Fractional models struggle on all three dimensions in late-stage situations. Not because fractional executives lack capability, but because the structure itself limits authority.

Interim leadership exists to solve precisely this problem.

What interim leadership changes in practice

An interim executive is not brought in for advice. They are brought in to take ownership.

With a clear mandate, an interim leader is present every day, visible to the organization and its stakeholders. Decisions do not wait for alignment calls. Execution does not pause between engagements. Accountability is concentrated rather than shared.

This concentration of authority changes behavior immediately. Internal teams stop hedging. External parties engage more directly. Sequencing improves because one person owns the whole chain of decisions and consequences.

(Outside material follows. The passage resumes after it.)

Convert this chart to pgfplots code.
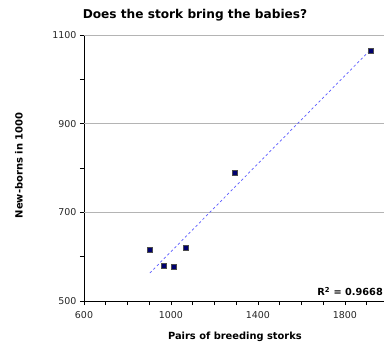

The value is not speed for its own sake. It is clarity under pressure.

Why boards underestimate the risk of partial leadership

Boards often choose fractional leadership believing they are reducing risk. In reality, they are sometimes deferring it.

Partial leadership can feel safer because it avoids hard commitments. It keeps options open. It spreads responsibility. But in exposed situations, spreading responsibility often means losing control.

The cost does not show up as a single failure. It accumulates quietly through delays, missed windows, regulatory friction, and erosion of trust. By the time the limitations of fractional authority are acknowledged, the organization is already operating from a weaker position.

When the choice becomes unavoidable

The real distinction between fractional and interim leadership is not seniority, experience, or cost. It is whether authority can be shared without consequence.

When advice is sufficient, fractional leadership can be effective. When execution carries legal, financial, or reputational exposure, authority must be clear, continuous, and concentrated.

This is the moment where interim leadership stops being a resourcing decision and becomes a control decision.

Boards that recognize this early do not abandon flexibility. They sequence it. They use fractional expertise when stability allows it, and interim authority when exposure demands it.

When authority matters most, partial leadership is rarely enough.